_WHAT YOU SHOULD DO_
Copy only what lies from the line containing "Rebuild this chart as a component, using" through the line containing "Chart.register(...registerables);" in the entries below, keeping both end lines exact and dropping every picture.

_Figure scripts_
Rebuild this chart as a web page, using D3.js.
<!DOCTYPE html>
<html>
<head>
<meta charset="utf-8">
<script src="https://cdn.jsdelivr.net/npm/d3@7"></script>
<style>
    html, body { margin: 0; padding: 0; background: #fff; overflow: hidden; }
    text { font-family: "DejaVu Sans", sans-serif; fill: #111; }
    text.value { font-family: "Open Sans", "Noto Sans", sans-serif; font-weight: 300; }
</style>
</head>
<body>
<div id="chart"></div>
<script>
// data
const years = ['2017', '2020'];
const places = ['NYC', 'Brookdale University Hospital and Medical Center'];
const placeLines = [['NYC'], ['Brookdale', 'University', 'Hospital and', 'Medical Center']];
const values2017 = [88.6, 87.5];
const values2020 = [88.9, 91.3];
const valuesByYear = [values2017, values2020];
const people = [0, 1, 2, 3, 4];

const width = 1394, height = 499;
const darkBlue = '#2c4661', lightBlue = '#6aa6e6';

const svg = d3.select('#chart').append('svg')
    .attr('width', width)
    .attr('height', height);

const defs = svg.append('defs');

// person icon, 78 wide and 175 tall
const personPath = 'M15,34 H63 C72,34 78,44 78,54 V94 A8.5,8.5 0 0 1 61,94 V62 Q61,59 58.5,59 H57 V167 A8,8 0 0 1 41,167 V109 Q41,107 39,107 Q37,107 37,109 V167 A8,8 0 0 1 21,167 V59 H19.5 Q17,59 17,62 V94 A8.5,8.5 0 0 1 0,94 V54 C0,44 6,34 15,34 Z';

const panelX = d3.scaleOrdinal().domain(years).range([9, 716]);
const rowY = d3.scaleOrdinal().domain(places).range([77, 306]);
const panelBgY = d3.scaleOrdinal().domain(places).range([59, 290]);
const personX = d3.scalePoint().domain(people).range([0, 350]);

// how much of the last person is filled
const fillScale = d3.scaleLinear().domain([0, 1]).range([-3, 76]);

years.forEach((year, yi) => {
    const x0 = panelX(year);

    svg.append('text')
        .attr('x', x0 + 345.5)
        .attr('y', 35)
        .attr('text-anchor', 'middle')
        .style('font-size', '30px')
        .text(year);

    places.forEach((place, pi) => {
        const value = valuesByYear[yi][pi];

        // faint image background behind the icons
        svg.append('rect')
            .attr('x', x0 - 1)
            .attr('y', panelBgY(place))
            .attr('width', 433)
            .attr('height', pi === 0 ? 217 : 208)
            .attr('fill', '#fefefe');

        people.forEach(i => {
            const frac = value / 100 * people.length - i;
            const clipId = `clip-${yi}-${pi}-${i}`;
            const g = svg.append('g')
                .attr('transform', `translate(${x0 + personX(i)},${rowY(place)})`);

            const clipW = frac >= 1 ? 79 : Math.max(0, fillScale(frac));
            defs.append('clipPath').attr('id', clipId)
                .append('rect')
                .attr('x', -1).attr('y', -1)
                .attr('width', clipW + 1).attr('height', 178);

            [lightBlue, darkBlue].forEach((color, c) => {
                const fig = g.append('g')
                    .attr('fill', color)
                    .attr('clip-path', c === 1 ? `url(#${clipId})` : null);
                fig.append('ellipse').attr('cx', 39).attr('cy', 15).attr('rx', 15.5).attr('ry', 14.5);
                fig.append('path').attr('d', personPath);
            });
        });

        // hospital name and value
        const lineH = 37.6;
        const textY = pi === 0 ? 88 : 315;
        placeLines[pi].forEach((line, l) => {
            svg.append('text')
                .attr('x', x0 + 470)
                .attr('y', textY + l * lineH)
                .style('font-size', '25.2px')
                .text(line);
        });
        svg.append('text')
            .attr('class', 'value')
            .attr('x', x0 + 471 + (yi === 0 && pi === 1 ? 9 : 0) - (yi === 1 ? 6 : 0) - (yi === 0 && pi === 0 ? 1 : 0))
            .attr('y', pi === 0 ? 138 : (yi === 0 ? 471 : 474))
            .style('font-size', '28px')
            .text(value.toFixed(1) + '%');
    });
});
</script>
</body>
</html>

...

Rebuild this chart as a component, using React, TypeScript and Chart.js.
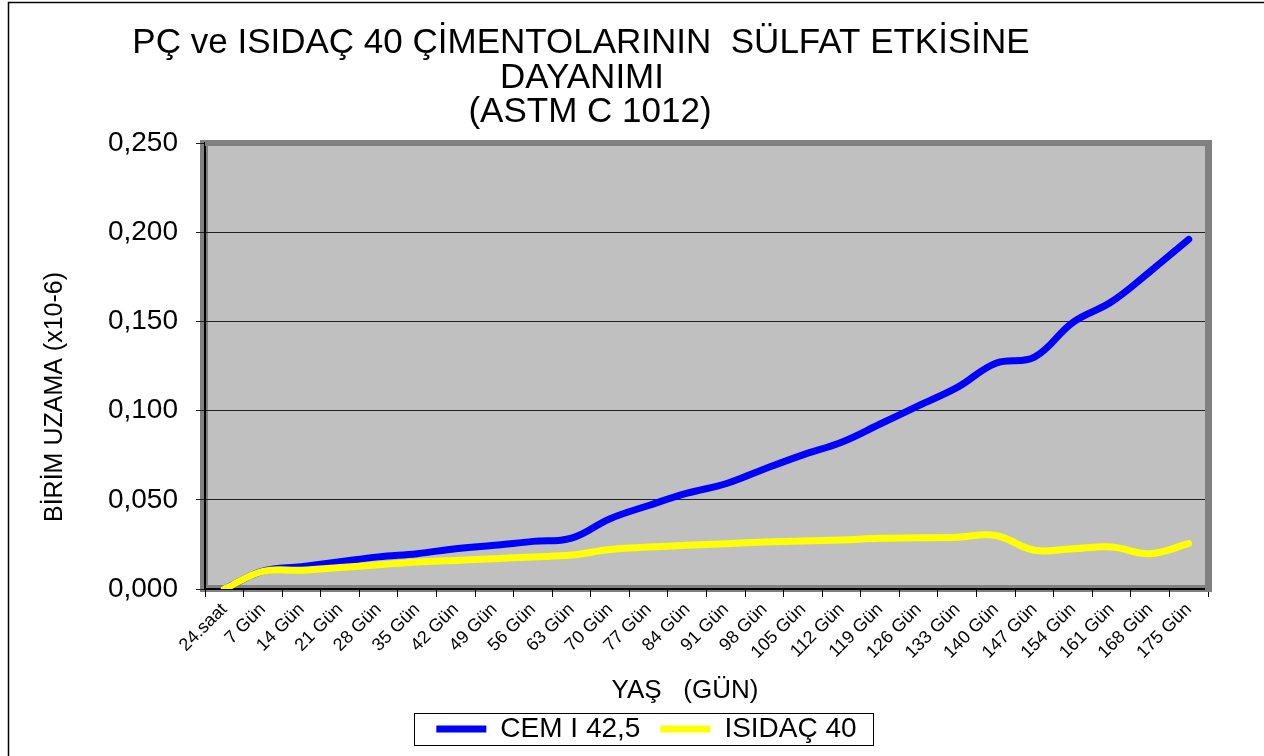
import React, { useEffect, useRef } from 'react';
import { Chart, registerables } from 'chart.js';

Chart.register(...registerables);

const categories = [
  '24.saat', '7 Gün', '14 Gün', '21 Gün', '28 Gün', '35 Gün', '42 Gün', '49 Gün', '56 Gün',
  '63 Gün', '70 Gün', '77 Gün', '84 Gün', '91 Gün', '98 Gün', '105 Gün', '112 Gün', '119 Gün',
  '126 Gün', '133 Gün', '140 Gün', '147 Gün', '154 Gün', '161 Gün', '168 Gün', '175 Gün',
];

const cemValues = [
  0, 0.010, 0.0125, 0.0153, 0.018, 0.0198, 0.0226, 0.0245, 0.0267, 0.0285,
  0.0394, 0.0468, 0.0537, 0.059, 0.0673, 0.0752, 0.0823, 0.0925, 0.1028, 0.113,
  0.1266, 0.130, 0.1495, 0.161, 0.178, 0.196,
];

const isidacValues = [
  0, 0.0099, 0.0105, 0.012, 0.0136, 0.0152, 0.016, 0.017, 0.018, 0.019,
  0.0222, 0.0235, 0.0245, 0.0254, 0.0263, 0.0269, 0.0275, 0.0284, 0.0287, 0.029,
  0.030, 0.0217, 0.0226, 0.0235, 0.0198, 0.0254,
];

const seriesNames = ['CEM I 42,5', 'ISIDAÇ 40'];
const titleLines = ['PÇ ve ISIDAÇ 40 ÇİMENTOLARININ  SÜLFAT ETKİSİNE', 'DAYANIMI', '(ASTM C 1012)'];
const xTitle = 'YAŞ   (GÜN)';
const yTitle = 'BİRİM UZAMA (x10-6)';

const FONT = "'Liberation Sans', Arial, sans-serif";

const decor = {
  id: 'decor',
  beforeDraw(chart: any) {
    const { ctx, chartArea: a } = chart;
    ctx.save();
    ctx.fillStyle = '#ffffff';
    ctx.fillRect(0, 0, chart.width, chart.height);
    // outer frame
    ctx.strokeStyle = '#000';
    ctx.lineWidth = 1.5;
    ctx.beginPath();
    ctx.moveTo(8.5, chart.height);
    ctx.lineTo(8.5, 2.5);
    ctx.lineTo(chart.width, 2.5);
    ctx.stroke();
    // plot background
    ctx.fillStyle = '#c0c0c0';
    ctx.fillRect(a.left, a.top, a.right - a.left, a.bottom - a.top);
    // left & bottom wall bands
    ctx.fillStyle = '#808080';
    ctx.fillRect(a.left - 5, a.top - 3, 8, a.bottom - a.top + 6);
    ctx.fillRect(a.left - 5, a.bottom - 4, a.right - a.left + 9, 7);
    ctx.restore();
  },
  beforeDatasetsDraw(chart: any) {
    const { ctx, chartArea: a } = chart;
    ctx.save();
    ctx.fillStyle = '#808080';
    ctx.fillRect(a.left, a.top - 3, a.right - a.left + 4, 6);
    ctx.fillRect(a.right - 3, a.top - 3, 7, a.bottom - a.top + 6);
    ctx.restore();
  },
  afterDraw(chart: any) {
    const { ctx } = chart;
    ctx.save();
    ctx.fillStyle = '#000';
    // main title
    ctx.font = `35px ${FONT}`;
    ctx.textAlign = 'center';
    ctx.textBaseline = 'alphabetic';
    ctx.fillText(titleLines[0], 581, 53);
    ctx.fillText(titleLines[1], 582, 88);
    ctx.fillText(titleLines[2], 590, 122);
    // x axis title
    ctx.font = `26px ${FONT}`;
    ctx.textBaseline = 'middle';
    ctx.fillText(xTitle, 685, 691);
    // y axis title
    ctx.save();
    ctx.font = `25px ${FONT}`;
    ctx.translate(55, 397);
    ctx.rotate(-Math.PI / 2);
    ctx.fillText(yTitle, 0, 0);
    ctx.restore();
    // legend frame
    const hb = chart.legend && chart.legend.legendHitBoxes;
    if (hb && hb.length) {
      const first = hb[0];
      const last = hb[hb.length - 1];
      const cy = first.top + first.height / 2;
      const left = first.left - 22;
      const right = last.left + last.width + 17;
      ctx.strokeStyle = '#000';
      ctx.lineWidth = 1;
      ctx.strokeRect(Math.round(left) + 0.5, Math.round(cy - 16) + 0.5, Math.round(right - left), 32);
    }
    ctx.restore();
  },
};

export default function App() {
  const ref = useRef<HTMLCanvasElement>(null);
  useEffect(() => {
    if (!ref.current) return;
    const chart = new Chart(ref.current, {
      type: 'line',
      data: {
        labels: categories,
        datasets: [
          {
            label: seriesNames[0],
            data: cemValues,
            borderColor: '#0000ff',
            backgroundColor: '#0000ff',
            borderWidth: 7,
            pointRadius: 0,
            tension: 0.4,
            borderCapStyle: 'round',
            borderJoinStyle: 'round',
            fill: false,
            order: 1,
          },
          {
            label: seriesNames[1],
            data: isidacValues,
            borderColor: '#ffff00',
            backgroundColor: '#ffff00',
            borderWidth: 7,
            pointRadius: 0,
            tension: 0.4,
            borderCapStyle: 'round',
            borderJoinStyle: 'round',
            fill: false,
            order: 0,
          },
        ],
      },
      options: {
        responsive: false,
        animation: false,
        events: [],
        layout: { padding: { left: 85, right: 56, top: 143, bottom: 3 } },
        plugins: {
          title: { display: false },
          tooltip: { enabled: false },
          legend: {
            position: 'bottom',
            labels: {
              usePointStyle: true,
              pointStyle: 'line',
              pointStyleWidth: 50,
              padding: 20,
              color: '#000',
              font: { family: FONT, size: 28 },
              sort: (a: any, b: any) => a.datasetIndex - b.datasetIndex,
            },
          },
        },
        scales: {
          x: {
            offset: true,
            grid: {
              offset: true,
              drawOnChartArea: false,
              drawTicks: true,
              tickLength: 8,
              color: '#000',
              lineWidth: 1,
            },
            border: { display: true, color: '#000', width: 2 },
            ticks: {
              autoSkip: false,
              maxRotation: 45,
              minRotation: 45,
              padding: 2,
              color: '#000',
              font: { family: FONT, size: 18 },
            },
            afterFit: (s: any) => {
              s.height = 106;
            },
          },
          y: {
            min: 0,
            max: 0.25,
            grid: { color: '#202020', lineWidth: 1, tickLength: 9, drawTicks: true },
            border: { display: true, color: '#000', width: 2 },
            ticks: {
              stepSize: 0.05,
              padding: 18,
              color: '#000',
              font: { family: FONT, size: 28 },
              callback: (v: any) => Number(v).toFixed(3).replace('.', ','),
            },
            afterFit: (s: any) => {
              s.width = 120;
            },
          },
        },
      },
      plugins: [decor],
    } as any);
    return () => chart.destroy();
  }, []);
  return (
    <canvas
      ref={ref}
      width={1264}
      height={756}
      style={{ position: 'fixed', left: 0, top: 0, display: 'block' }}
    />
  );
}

_RIGHT ANSWER_
Rebuild this chart as a component, using React, TypeScript and Chart.js.
import React, { useEffect, useRef } from 'react';
import { Chart, registerables } from 'chart.js';

Chart.register(...registerables);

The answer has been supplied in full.